Just about ten years ago now I started dating a man I'll call CML. Every so often, during the five years that we spent together, he would ask me about a faraway look he claimed I sometimes got: a look that seemed to lurk, he said, at the core of my being.

I always found it difficult to explain back then, but now, years after we parted ways, it's easier somehow to look back even further than him.

Cat, my CLM, is getting married this weekend.

When we were seventeen years old her name, those six lilting syllables, rolled through my thoughts like music.

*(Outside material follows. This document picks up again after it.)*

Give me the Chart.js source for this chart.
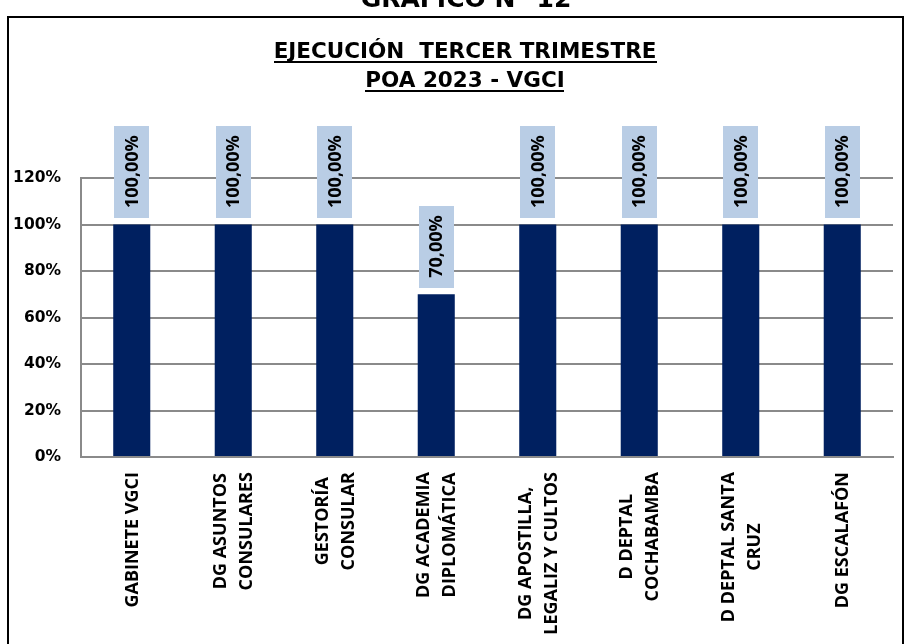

Seventeen years later I am counting on both hands all the years that lie between now and our last meeting, and even then there are not enough fingers for the years between the end of our friendship and today.

It seems sometimes there are adolescent roads that cannot be followed together into adulthood.

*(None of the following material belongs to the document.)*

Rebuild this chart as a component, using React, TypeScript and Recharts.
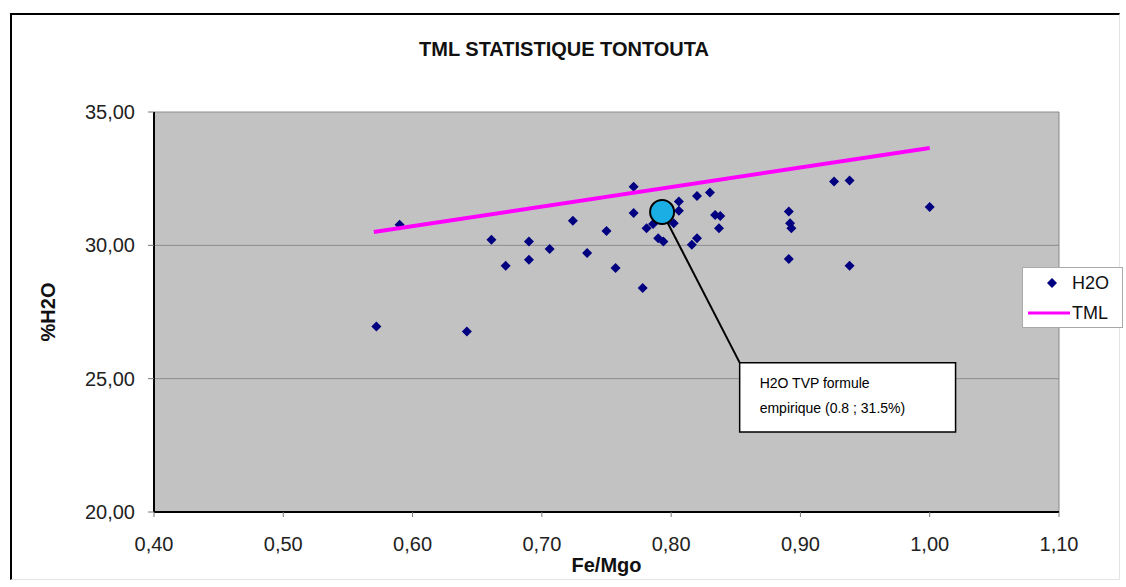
import { ScatterChart, Scatter, XAxis, YAxis, CartesianGrid, Legend, ReferenceDot, ReferenceLine, ReferenceArea } from "recharts";

const font = "'Liberation Sans', Arial, sans-serif";

// H2O measurements (Fe/Mgo, %H2O)
const feMgo = [
  0.572, 0.59, 0.642, 0.661, 0.672, 0.69, 0.69, 0.706, 0.724, 0.735, 0.75, 0.757, 0.771, 0.771, 0.778, 0.781,
  0.786, 0.79, 0.794, 0.802, 0.806, 0.806, 0.816, 0.82, 0.82, 0.83, 0.834, 0.838, 0.837, 0.891, 0.892, 0.893,
  0.891, 0.926, 0.938, 0.938, 1.0,
];
const h2o = [
  26.96, 30.77, 26.77, 30.21, 29.23, 30.14, 29.46, 29.86, 30.92, 29.71, 30.54, 29.15, 32.2, 31.21, 28.4, 30.64,
  30.8, 30.27, 30.14, 30.83, 31.64, 31.3, 30.02, 30.27, 31.85, 31.98, 31.14, 31.1, 30.64, 31.27, 30.83, 30.64,
  29.49, 32.39, 32.43, 29.23, 31.44,
];

// TML line
const tmlX = [0.57, 1.0];
const tmlY = [30.5, 33.65];

const xTicks = [0.4, 0.5, 0.6, 0.7, 0.8, 0.9, 1.0, 1.1];
const yTicks = [20, 25, 30, 35];

// TVP point + callout
const tvpPoint = { x: 0.793, y: 31.25 };
const calloutBox = { x1: 0.853, x2: 1.02, y1: 23.0, y2: 25.6 };
const calloutLines = ["H2O TVP formule", "empirique (0.8 ; 31.5%)"];

const h2oData = feMgo.map((x, i) => ({ x, y: h2o[i] }));
const tmlData = tmlX.map((x, i) => ({ x, y: tmlY[i] }));

const fmt = (v: number) => v.toFixed(2).replace(".", ",");

const Diamond = (props: any) => {
  const { cx, cy } = props;
  if (cx == null || cy == null) return <g />;
  return <polygon points={`${cx},${cy - 5} ${cx + 5},${cy} ${cx},${cy + 5} ${cx - 5},${cy}`} fill="#000080" />;
};

const LegendBox = () => (
  <svg width={101} height={61} style={{ display: "block" }}>
    <rect x={0.5} y={0.5} width={100} height={60} fill="#fff" stroke="#aaa" />
    <polygon points="30,11 35,16 30,21 25,16" fill="#000080" />
    <text x={50} y={16} dominantBaseline="central" fontSize={18} fontFamily={font} fill="#111">H2O</text>
    <line x1={6} x2={48} y1={46} y2={46} stroke="#FF00FF" strokeWidth={3} />
    <text x={50} y={46} dominantBaseline="central" fontSize={18} fontFamily={font} fill="#111">TML</text>
  </svg>
);

const renderCallout = (props: any) => {
  const { x, y } = props.viewBox;
  return (
    <g>
      {calloutLines.map((t, i) => (
        <text key={i} x={x + 20} y={y + 25 + i * 25} fontSize={14} fontFamily={font} fill="#000">
          {t}
        </text>
      ))}
    </g>
  );
};

const App = () => {
  return (
    <div style={{ position: "absolute", left: 0, top: 0, width: 1126, height: 587, overflow: "hidden", background: "#fff" }}>
      <div
        style={{
          position: "absolute", left: 10, top: 13, width: 1110, height: 567, boxSizing: "border-box",
          borderLeft: "2px solid #000", borderTop: "2px solid #000", borderRight: "1px solid #e4e4e4", borderBottom: "1px solid #e4e4e4",
        }}
      />
      <div
        style={{
          position: "absolute", left: 0, top: 39, width: 1128, textAlign: "center",
          fontFamily: font, fontWeight: "bold", fontSize: 20, lineHeight: "20px", color: "#111",
        }}
      >
        TML STATISTIQUE TONTOUTA
      </div>
      <div style={{ position: "absolute", left: 0, top: 0 }}>
        <ScatterChart width={1126} height={587} margin={{ top: 112, right: 67, bottom: 0, left: 0 }}>
          <CartesianGrid horizontal vertical={false} stroke="#8c8c8c" fill="#C2C2C2" fillOpacity={1} />
          <XAxis
            type="number" dataKey="x" domain={[0.4, 1.1]} ticks={xTicks} tickFormatter={fmt} height={75}
            tickSize={5} tickMargin={20} tick={{ fontSize: 20, fill: "#222", fontFamily: font }}
            axisLine={{ stroke: "#000", strokeWidth: 2 }} tickLine={{ stroke: "#777" }}
            label={{
              content: (p: any) => (
                <text x={p.viewBox.x + p.viewBox.width / 2} y={572} textAnchor="middle" fontSize={20} fontWeight="bold" fontFamily={font} fill="#111">
                  Fe/Mgo
                </text>
              ),
            }}
          />
          <YAxis
            type="number" dataKey="y" domain={[20, 35]} ticks={yTicks} tickFormatter={fmt} width={154}
            tickSize={6} tickMargin={13} tick={{ fontSize: 20, fill: "#222", fontFamily: font }}
            axisLine={{ stroke: "#000", strokeWidth: 2 }} tickLine={{ stroke: "#777" }}
            label={{
              content: (p: any) => {
                const cy = p.viewBox.y + p.viewBox.height / 2;
                return (
                  <text x={48} y={cy} transform={`rotate(-90 48 ${cy})`} textAnchor="middle" dominantBaseline="central" fontSize={20} fontWeight="bold" fontFamily={font} fill="#111">
                    %H2O
                  </text>
                );
              },
            }}
          />
          <ReferenceLine x={1.1} stroke="#888" strokeWidth={1} />
          <Scatter name="H2O" data={h2oData} shape={Diamond} isAnimationActive={false} />
          <Scatter
            name="TML" data={tmlData} line={{ stroke: "#FF00FF", strokeWidth: 4 }}
            shape={() => <g />} isAnimationActive={false}
          />
          <ReferenceLine
            segment={[{ x: tvpPoint.x, y: tvpPoint.y }, { x: calloutBox.x1, y: calloutBox.y2 }]}
            stroke="#000" strokeWidth={2}
          />
          <ReferenceArea
            x1={calloutBox.x1} x2={calloutBox.x2} y1={calloutBox.y1} y2={calloutBox.y2}
            fill="#fff" fillOpacity={1} stroke="#000" strokeWidth={1.5} label={renderCallout}
          />
          <ReferenceDot x={tvpPoint.x} y={tvpPoint.y} r={12} fill="#1AAEE5" stroke="#000" strokeWidth={2} />
          <Legend
            layout="horizontal" verticalAlign="middle" align="center" content={() => <LegendBox />}
            wrapperStyle={{ position: "absolute", left: 1022, top: 267, width: 101, height: 61 }}
          />
        </ScatterChart>
      </div>
    </div>
  );
};

export default App;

We would head north on the Taconic in her truck, windows rolled down, fingers dangling cigarettes out into the oncoming night, shouting along to Cornflake Girl and Sober and Head Like a Hole.

Hers was the home I ran to when the chaos in my own felt sometimes like shards of glass.

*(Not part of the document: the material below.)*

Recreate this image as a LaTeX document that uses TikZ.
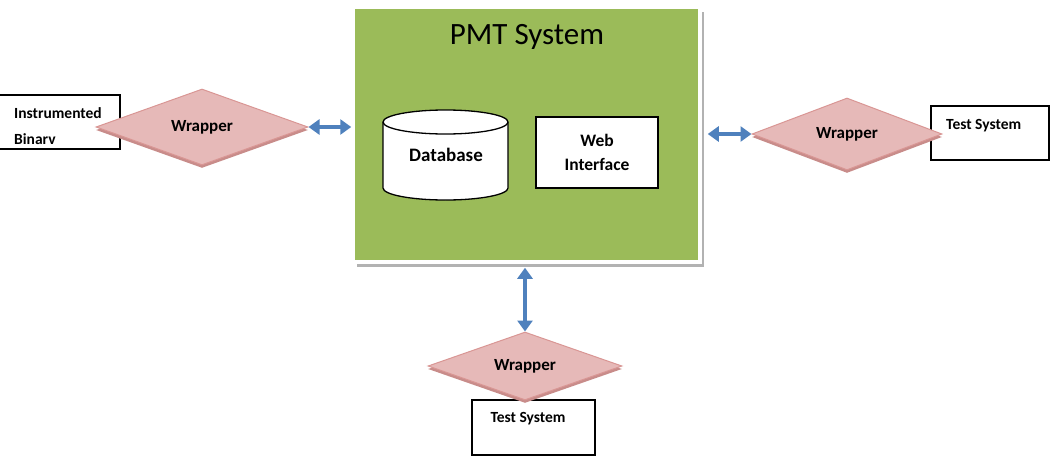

We wrote on each others' arms and legs and clothes in Sharpie ("I was bored, you were bored, it was a meeting of the minds...").

We spent a year sleeping with the same man (though much to his disappointment never at the same time).

She was the first girl I ever kissed, the first person I ever cared about kissing.

She's the reason I've got this tattered old tattoo.

We got drunk for the first time together -- on a shared six-pack of Coors Light down at the lake late one spring night (bought for us by our friend Ben, who always looked older and never got carded).

She was the recipient of many a melodramatic teen-angst-filled letter.

There were times I wasn't sure either of us would make it to twenty, and yet here we are: grown women, thirty-four years old the both of us, and her a married lady.

It's funny the way we carry people with us: people who, despite years of silence and years of change, carry with them a sense of home we will never get over and never forget.

I am wishing her and her wife all the happiness I can muster which (somewhat to this jaded heart's surprise) is actually a lot.

1 comment:

0rangey said...

This, with the "the end of our friendship" line, makes me so sad.